The Duc d'Anville expedition (June – October 1746) was sent from France to recapture Louisbourg and take peninsular Acadia (present-day mainland Nova Scotia). The expedition was the largest military force ever to set sail for the New World prior to the American Revolution. This effort was the fourth and final French attempt to regain the Nova Scotian capital, Annapolis Royal, during King George's War. The Expedition was also supported on land by a force from Quebec under the command of Jean-Baptiste Nicolas Roch de Ramezay. Along with recapturing Acadia from the British, d'Anville was ordered to "consign Boston to flames, ravage New England and waste the British West Indies." News of the expedition spread fear throughout New York and New England.
The expedition was a complete failure.
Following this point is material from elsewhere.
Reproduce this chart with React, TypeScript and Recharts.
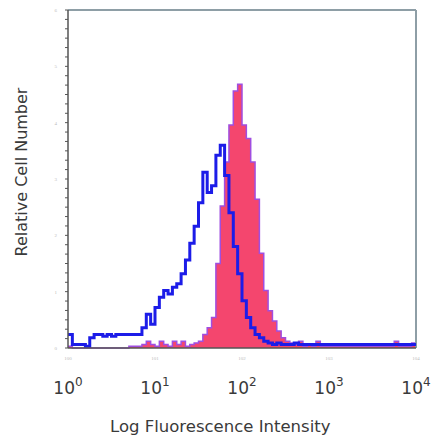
import React from 'react';
import { ComposedChart, Line, Area, XAxis, YAxis, ReferenceLine } from 'recharts';

// log10 of fluorescence intensity, one entry per histogram channel
const logIntensity = [
  0, 0.05, 0.1, 0.15, 0.2, 0.25, 0.3, 0.35, 0.4, 0.45,
  0.5, 0.55, 0.6, 0.65, 0.7, 0.75, 0.8, 0.85, 0.9, 0.95,
  1, 1.05, 1.1, 1.15, 1.2, 1.25, 1.3, 1.35, 1.4, 1.45,
  1.5, 1.55, 1.6, 1.65, 1.7, 1.75, 1.8, 1.85, 1.9, 1.95,
  2, 2.05, 2.1, 2.15, 2.2, 2.25, 2.3, 2.35, 2.4, 2.45,
  2.5, 2.55, 2.6, 2.65, 2.7, 2.75, 2.8, 2.85, 2.9, 2.95,
  3, 3.05, 3.1, 3.15, 3.2, 3.25, 3.3, 3.35, 3.4, 3.45,
  3.5, 3.55, 3.6, 3.65, 3.7, 3.75, 3.8, 3.85, 3.9, 3.95, 4,
];

// isotype control (blue outline)
const controlCounts = [
  4, 1, 1, 1, 0.5, 3, 4, 4, 3.5, 4,
  3.5, 4, 4, 4, 4, 4, 4, 6, 10, 7,
  12, 15, 17, 16, 18, 19, 22, 26, 31, 36,
  43, 52, 46, 48, 57, 60, 51, 40, 30, 22,
  14, 9, 6, 4, 3, 2, 1.5, 1, 1.5, 1,
  1, 1, 1.5, 1, 1, 1, 1, 1, 1, 1,
  1, 1, 1, 1, 1, 1, 1, 1, 1, 1,
  1, 1, 1, 1, 1, 1, 1, 1, 1, 1, 1,
];

// stained sample (red fill)
const stainedCounts = [
  0.5, 0, 0, 0, 0, 0, 0, 0, 0, 0,
  0, 0, 0, 0, 0.5, 0.5, 0.5, 1, 2, 1,
  0.5, 2, 1, 0.5, 2, 1, 2, 0.5, 1, 1.5,
  2, 4, 6, 9, 25, 42, 55, 66, 76, 78,
  66, 62, 55, 44, 28, 17, 11, 8, 5, 3,
  2, 1.5, 1, 2, 0.5, 1, 0.5, 2, 0.5, 0.5,
  0.5, 0.5, 0.5, 0.5, 0.5, 0.5, 0.5, 0.5, 0.5, 0.5,
  0.5, 0.5, 0.5, 0.5, 0.5, 2, 0.5, 0.5, 0.5, 1.5, 0.5,
];

const decadeTicks = [0, 1, 2, 3, 4];
const minorYTicks = [
  0, 2.78, 5.56, 8.33, 11.11, 13.89, 16.67, 19.44, 22.22, 25, 27.78, 30.56,
  33.33, 36.11, 38.89, 41.67, 44.44, 47.22, 50, 52.78, 55.56, 58.33, 61.11,
  63.89, 66.67, 69.44, 72.22, 75, 77.78, 80.56, 83.33, 86.11, 88.89, 91.67,
  94.44, 97.22, 100,
];

const data = logIntensity.map((x, i) => ({
  x,
  control: controlCounts[i],
  stained: stainedCounts[i],
}));

const DecadeTick = (props: any) => {
  const { x, y, payload } = props;
  return (
    <g>
      <text x={x} y={y + 4} textAnchor="middle" fontSize={5} fill="#bbb">
        10{payload.value}
      </text>
      <text x={x} y={y + 38} textAnchor="middle" fontSize={17} fill="#3a3a3a" fontFamily="DejaVu Sans">
        10
        <tspan dy={-8} fontSize={12}>{payload.value}</tspan>
      </text>
    </g>
  );
};

const MinorYTick = (props: any) => {
  const { x, y, index } = props;
  if (index % 6 !== 0) return null;
  return (
    <text x={x - 6} y={y + 2} textAnchor="end" fontSize={5} fill="#bbb">
      {index / 6}
    </text>
  );
};

export default function App() {
  return (
    <div style={{ position: 'absolute', left: 0, top: 0, width: 436, height: 441, background: '#fff' }}>
      <ComposedChart
        width={436}
        height={441}
        data={data}
        margin={{ top: 10, right: 20, left: 0, bottom: 0 }}
      >
        <XAxis
          dataKey="x"
          type="number"
          domain={[0, 4]}
          ticks={decadeTicks}
          tick={<DecadeTick />}
          tickLine={false}
          axisLine={{ stroke: '#555', strokeWidth: 1.5 }}
          height={93}
          interval={0}
        />
        <YAxis
          type="number"
          domain={[0, 100]}
          ticks={minorYTicks}
          tick={<MinorYTick />}
          tickSize={3}
          tickLine={{ stroke: '#555' }}
          axisLine={{ stroke: '#555', strokeWidth: 1.5 }}
          width={68}
          interval={0}
        />
        <ReferenceLine y={100} stroke="#8e9ea6" strokeWidth={2} />
        <ReferenceLine x={4} stroke="#8e9ea6" strokeWidth={2} />
        <Area
          type="stepAfter"
          dataKey="stained"
          fill="#f4466e"
          fillOpacity={1}
          stroke="#a04ee0"
          strokeWidth={1.5}
          isAnimationActive={false}
        />
        <Line
          type="stepAfter"
          dataKey="control"
          stroke="#1c1ce8"
          strokeWidth={3}
          dot={false}
          isAnimationActive={false}
        />
      </ComposedChart>
      <div
        style={{
          position: 'absolute',
          left: 110,
          top: 417,
          whiteSpace: 'nowrap',
          fontFamily: 'DejaVu Sans',
          fontSize: 16.5,
          color: '#3a3a3a',
        }}
      >
        Log Fluorescence Intensity
      </div>
      <div
        style={{
          position: 'absolute',
          left: 21,
          top: 172,
          transform: 'translate(-50%, -50%) rotate(-90deg)',
          whiteSpace: 'nowrap',
          fontFamily: 'DejaVu Sans',
          fontSize: 16,
          color: '#3a3a3a',
        }}
      >
        Relative Cell Number
      </div>
    </div>
  );
}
It was beset by bad weather and took three months to cross the Atlantic Ocean. Many in the ships' crews and the troops being transported fell ill before the expedition finally reached Chebucto Bay (present-day Halifax Harbour), and d'Anville died not long after its arrival. His successors in command attempted to mount an assault on Annapolis Royal, but eventually gave up and returned to France.
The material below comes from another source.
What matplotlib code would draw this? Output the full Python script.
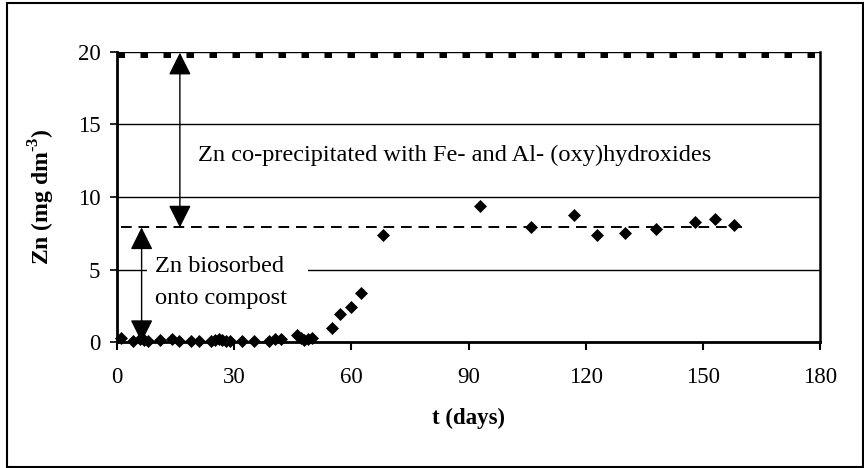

Henry Wadsworth Longfellow immortalized the expedition with his poem A Ballad of the French Fleet.
The British had conquered the capital of Acadia in the siege of Port Royal (1710) and renamed it Annapolis Royal. Over the next fifty years, the French and their allies made six unsuccessful military attempts to regain the city. The Duc d'Anville expedition, which was coordinated with Ramezay's expedition from Quebec, was the last French attempt to retake the capital of Acadia. After the stinging French defeat at the siege of Louisbourg (1745) during King George's War, King Louis XV sent the expedition to win back Acadia by conquering Annapolis Royal.